Vietnam asserting greater control over Laos
WASHINGTON - Vietnam’s communist regime is tightening its control of neighboring Laos by exploiting its economy and looting natural resources, dissident Lao groups in the United States charged on Monday.“The (Socialist Republic of Vietnam) regime has reduced Laos to a de facto and de jure colonial possession and vassal state,” said a joint statement at the end of a meeting of 15 ethnic Lao and Hmong human rights groups in Washington.

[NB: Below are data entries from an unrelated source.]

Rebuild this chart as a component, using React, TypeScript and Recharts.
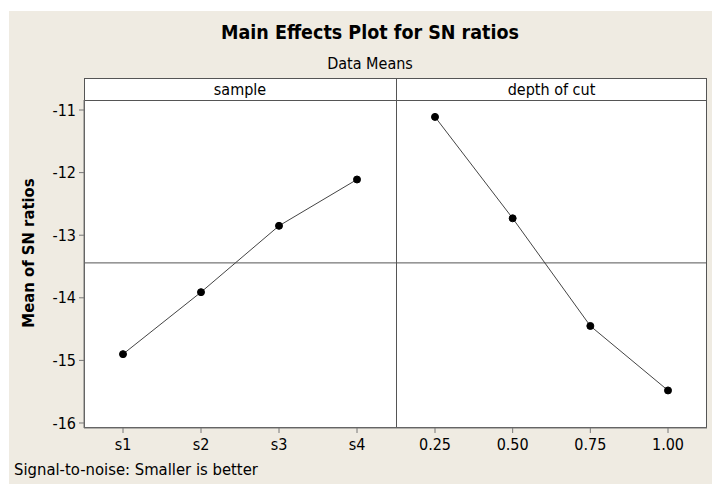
import React from "react";
import {
  LineChart,
  Line,
  XAxis,
  YAxis,
  ReferenceLine,
} from "recharts";

// factor levels and their mean SN ratios
const sampleLevels = ["s1", "s2", "s3", "s4"];
const sampleMeans = [-14.9, -13.91, -12.85, -12.11];

const depthLevels = ["0.25", "0.50", "0.75", "1.00"];
const depthMeans = [-11.11, -12.73, -14.45, -15.48];

const yTicks = [-16, -15, -14, -13, -12, -11];
const yDomain = [-16.08, -10.84];

const FONT = '"DejaVu Sans Condensed", "DejaVu Sans", sans-serif';
const FRAME = "#555";

const sampleData = sampleLevels.map((level, i) => ({ level, mean: sampleMeans[i] }));
const depthData = depthLevels.map((level, i) => ({ level, mean: depthMeans[i] }));

const allMeans = [...sampleMeans, ...depthMeans];
const grandMean = allMeans.reduce((a, b) => a + b, 0) / allMeans.length;

const tickStyle = { fontSize: 16, fill: "#000", fontFamily: FONT };

function Panel({ data, showY }: { data: { level: string; mean: number }[]; showY: boolean }) {
  return (
    <LineChart
      width={showY ? 396 : 316}
      height={484}
      data={data}
      margin={{ top: 100, right: showY ? 0 : 5, left: showY ? 44 : 0, bottom: 26 }}
    >
      <XAxis
        dataKey="level"
        padding={{ left: 39, right: 39 }}
        height={30}
        tick={tickStyle}
        tickSize={5}
        tickMargin={6}
        tickLine={{ stroke: "#777" }}
        axisLine={{ stroke: "#777" }}
      />
      <YAxis
        hide={!showY}
        width={40}
        domain={yDomain}
        ticks={yTicks}
        allowDataOverflow
        tick={tickStyle}
        tickSize={5}
        tickMargin={3}
        tickLine={{ stroke: "#777" }}
        axisLine={{ stroke: "#777" }}
      />
      <ReferenceLine y={grandMean} stroke={FRAME} strokeWidth={1} />
      <Line
        dataKey="mean"
        stroke="#444"
        strokeWidth={1}
        dot={{ r: 3.5, fill: "#000", stroke: "#000", strokeWidth: 1 }}
        isAnimationActive={false}
      />
    </LineChart>
  );
}

export default function App() {
  return (
    <div
      style={{
        position: "absolute",
        left: 0,
        top: 0,
        width: 712,
        height: 484,
        background: "#fff",
        fontFamily: FONT,
        color: "#000",
        overflow: "hidden",
      }}
    >
      <div style={{ position: "absolute", left: 9, top: 11, right: 0, bottom: 0, background: "#EFEBE2" }} />

      {/* titles */}
      <div
        style={{
          position: "absolute",
          left: 170,
          width: 400,
          top: 20,
          textAlign: "center",
          fontSize: 19.5,
          fontWeight: "bold",
          lineHeight: "26px",
        }}
      >
        Main Effects Plot for SN ratios
      </div>
      <div
        style={{
          position: "absolute",
          left: 170,
          width: 400,
          top: 54,
          textAlign: "center",
          fontSize: 16,
          lineHeight: "20px",
        }}
      >
        Data Means
      </div>

      {/* plot frame and strips */}
      <div
        style={{
          position: "absolute",
          left: 84,
          top: 78,
          width: 623,
          height: 350,
          background: "#fff",
          border: `1px solid ${FRAME}`,
          boxSizing: "border-box",
        }}
      />
      <div style={{ position: "absolute", left: 84, top: 100, width: 623, height: 1, background: FRAME }} />
      <div style={{ position: "absolute", left: 396, top: 78, width: 1, height: 350, background: FRAME }} />
      <div style={{ position: "absolute", left: 84, width: 312, top: 79, textAlign: "center", fontSize: 16, lineHeight: "21px" }}>
        sample
      </div>
      <div style={{ position: "absolute", left: 396, width: 311, top: 79, textAlign: "center", fontSize: 16, lineHeight: "21px" }}>
        depth of cut
      </div>

      <div style={{ position: "absolute", left: 0, top: 0 }}>
        <Panel data={sampleData} showY />
      </div>
      <div style={{ position: "absolute", left: 396, top: 0 }}>
        <Panel data={depthData} showY={false} />
      </div>

      {/* y axis title */}
      <div
        style={{
          position: "absolute",
          left: 28,
          top: 253,
          transform: "translate(-50%, -50%) rotate(-90deg)",
          whiteSpace: "nowrap",
          fontSize: 16.5,
          fontWeight: "bold",
        }}
      >
        Mean of SN ratios
      </div>

      <div style={{ position: "absolute", left: 14, top: 460, fontSize: 16.5, lineHeight: "20px" }}>
        Signal-to-noise: Smaller is better
      </div>
    </div>
  );
}
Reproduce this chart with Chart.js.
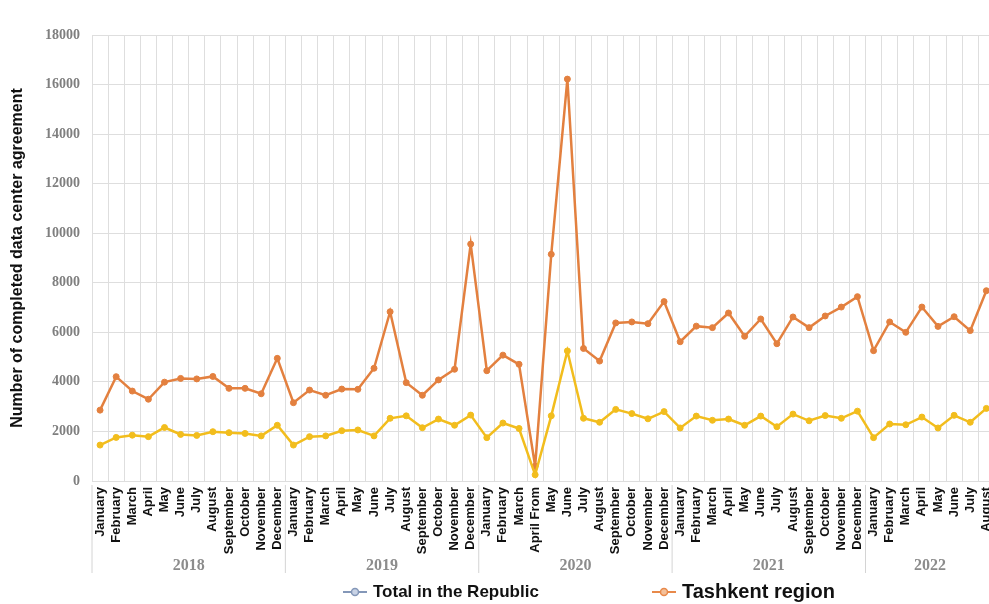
<!DOCTYPE html>
<html>
<head>
<meta charset="utf-8">
<script src="https://cdn.jsdelivr.net/npm/chart.js@4.4.0/dist/chart.umd.min.js"></script>
<style>
    html, body { margin: 0; padding: 0; background: #fff; width: 989px; height: 604px; overflow: hidden; }
    #wrap { position: relative; width: 1008px; height: 604px; }
    .legend-item { position: absolute; display: flex; align-items: center; font-family: "Liberation Sans", Arial, sans-serif; font-weight: bold; color: #111; white-space: nowrap; }
    .legend-item svg { margin-right: 6px; }
</style>
</head>
<body>
<div id="wrap">
    <canvas id="agreementChart" width="1008" height="604"></canvas>
    <div class="legend-item" style="left:343px; top:582px; font-size:17px;">
        <svg width="24" height="12"><line x1="0" y1="6" x2="24" y2="6" stroke="#8497b8" stroke-width="2"/><circle cx="12" cy="6" r="3.5" fill="#c9d3e6" stroke="#8497b8" stroke-width="1.5"/></svg>
        Total in the Republic
    </div>
    <div class="legend-item" style="left:652px; top:580px; font-size:20px;">
        <svg width="24" height="12"><line x1="0" y1="6" x2="24" y2="6" stroke="#e8894a" stroke-width="2"/><circle cx="12" cy="6" r="3.5" fill="#f3c09a" stroke="#e8894a" stroke-width="1.5"/></svg>
        Tashkent region
    </div>
</div>
<script>
// Month labels, Jan 2018 .. Aug 2022
const monthLabels = [
    'January', 'February', 'March', 'April', 'May', 'June', 'July', 'August', 'September', 'October', 'November', 'December',
    'January', 'February', 'March', 'April', 'May', 'June', 'July', 'August', 'September', 'October', 'November', 'December',
    'January', 'February', 'March', 'April From', 'May', 'June', 'July', 'August', 'September', 'October', 'November', 'December',
    'January', 'February', 'March', 'April', 'May', 'June', 'July', 'August', 'September', 'October', 'November', 'December',
    'January', 'February', 'March', 'April', 'May', 'June', 'July', 'August'
];
const years = ['2018', '2019', '2020', '2021', '2022'];
const yearMonthCounts = [12, 12, 12, 12, 8];

const totalRepublic = [
    1450, 1760, 1850, 1790, 2160, 1880, 1840, 1990, 1950, 1920, 1820, 2250,
    1450, 1790, 1820, 2030, 2060, 1820, 2530, 2630, 2150, 2500, 2250, 2660,
    1750, 2340, 2120, 250, 2630, 5250, 2530, 2370, 2890, 2720, 2510, 2800,
    2140, 2620, 2450, 2500, 2250, 2620, 2190, 2700, 2430, 2640, 2530, 2820,
    1750, 2300, 2270, 2580, 2140, 2650, 2370, 2930
];
const tashkentRegion = [
    2860, 4210, 3630, 3300, 3990, 4140, 4120, 4220, 3740, 3740, 3520, 4950,
    3160, 3670, 3460, 3710, 3700, 4550, 6830, 3970, 3460, 4080, 4510, 9560,
    4450, 5080, 4710, 600, 9150, 16220, 5350, 4840, 6380, 6420, 6350, 7240,
    5620, 6250, 6190, 6780, 5840, 6540, 5540, 6620, 6190, 6660, 7020, 7440,
    5260, 6420, 6000, 7020, 6240, 6630, 6070, 7680
];

const yTicksMax = 18000;
const yTicksStep = 2000;

// year groups under the month labels
const yearBands = {
    id: 'yearBands',
    afterDraw(chart) {
        const x = chart.scales.x;
        const ctx = chart.ctx;
        const step = x.getPixelForValue(1) - x.getPixelForValue(0);
        const top = chart.chartArea.bottom + 4;
        let start = 0;
        ctx.save();
        ctx.strokeStyle = '#d4d4d4';
        ctx.lineWidth = 1;
        ctx.font = 'bold 16px "Liberation Serif", serif';
        ctx.fillStyle = '#8c8c8c';
        ctx.textAlign = 'center';
        ctx.textBaseline = 'middle';
        years.forEach((yr, i) => {
            const n = yearMonthCounts[i];
            const left = x.getPixelForValue(start) - step / 2;
            ctx.beginPath();
            ctx.moveTo(left, top);
            ctx.lineTo(left, top + 88);
            ctx.stroke();
            const mid = (x.getPixelForValue(start) + x.getPixelForValue(start + n - 1)) / 2;
            ctx.fillText(yr, mid, top + 81);
            start += n;
        });
        ctx.restore();
    }
};

const ctx = document.getElementById('agreementChart').getContext('2d');
new Chart(ctx, {
    type: 'line',
    data: {
        labels: monthLabels,
        datasets: [{
            label: 'Total in the Republic',
            data: totalRepublic,
            borderColor: '#f2bd1d',
            backgroundColor: '#f2bd1d',
            borderWidth: 2.5,
            pointRadius: 3,
            pointBorderWidth: 1,
            tension: 0,
            fill: false
        }, {
            label: 'Tashkent region',
            data: tashkentRegion,
            borderColor: '#e3803f',
            backgroundColor: '#e3803f',
            borderWidth: 2.5,
            pointRadius: 3,
            pointBorderWidth: 1,
            tension: 0,
            fill: false
        }]
    },
    options: {
        responsive: false,
        animation: false,
        layout: { padding: { top: 35, right: 0, bottom: 43, left: 0 } },
        plugins: {
            legend: { display: false },
            tooltip: { enabled: false }
        },
        scales: {
            x: {
                offset: true,
                grid: { color: '#dedede', drawTicks: false, offset: true },
                border: { color: '#dedede' },
                ticks: {
                    autoSkip: false,
                    maxRotation: 90,
                    minRotation: 90,
                    padding: 6,
                    color: '#111',
                    font: { family: '"Liberation Sans", Arial, sans-serif', weight: 'bold', size: 13 }
                },
                afterFit: s => { s.height = 80; }
            },
            y: {
                min: 0,
                max: yTicksMax,
                grid: { color: '#dedede', drawTicks: false },
                border: { color: '#dedede' },
                ticks: {
                    stepSize: yTicksStep,
                    padding: 12,
                    color: '#7f7f7f',
                    font: { family: '"Liberation Serif", serif', weight: 'bold', size: 14 },
                    callback: v => String(v)
                },
                title: {
                    display: true,
                    text: 'Number of completed data center agreement',
                    color: '#111',
                    padding: { top: 8, bottom: 0 },
                    font: { family: '"Liberation Sans", Arial, sans-serif', weight: 'bold', size: 16 }
                },
                afterFit: s => { s.width = 92; }
            }
        }
    },
    plugins: [yearBands]
});
</script>
</body>
</html>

Delegates to the meeting charged that state- and military-owned Vietnamese companies were “exploiting Laos’s economy and looting its natural resources and treasury in an environment of systemic corruption and lack of transparency,” the statement said. Wang Yee Vang, secretary general of the Lao National Federation, said he received reports from home that Vietnamese were flooding his country, occupying vast tracts of land and displacing natives.
“Many Laotians were promised better returns and asked to move out of their farmlands to new areas but they end up being unemployed,” he told AFP after the meeting. “When they return to their original farmlands, they see the Vietnamese have taken them over.” Vang urged the US Congress to live up to legislation that it had passed in May seeking to stop the Lao regime’s “oppression and killing of its own people and egregious human rights violations.”
Vietnam still has considerable political influence in Laos, where it had kept an official military presence until 1989. It has repeatedly denied its troops are still active across the border. Troops from the Lao regime, backed by Vietnamese aircraft and weapons and in some cases soldiers, have launched a campaign to wipe out the Hmong tribe in Laos, conference participants said.
The Hmong people were hired by the US Central Intelligence Agency (CIA) during the Vietnam War to fight North Vietnamese and Pathet Lao troops. The North Vietnamese eventually gained control of Vietnam and helped the Pathet Lao to occupy the neighboring state.“SRV Vietnamese military generals, officials and advisors clandestinely, directly and indirectly control all government ministries in Laos through various state organs, committees, agents and agents of influence,” the joint statement said.
Philip Smith, Washington director of the Lao Veterans of America, said the World Bank should not approve financing for a 1.2 billion dollar proposed dam project in Laos “because if it is implemented, revenue may end up in the private bank accounts of some of the generals in Hanoi.” “We also believe the dam will be a disaster both economically and ecologically and will not better the plate of ordinary Laotians and likely enrich the governing elite in Laos,” he said.
The World Bank has just started an appraisal process for the hydroelectric dam project, to be undertaken by the global arm of French state-owned Electricite de France and other groups. Smith said the United States should lead international pressure to push for democracy and other fundamental rights in Laos, which would be hosting an annual meeting of the Association of Southeast Asian Nations (ASEAN) in July.
Foreign ministers from the 10 ASEAN states as well as their key trading partners, including the United States, European Union, Japan and China, would participate in the talks in the Laotian capital. “If the US considers ASEAN significant, one would hope for accountability and positive change in Laos,” he said.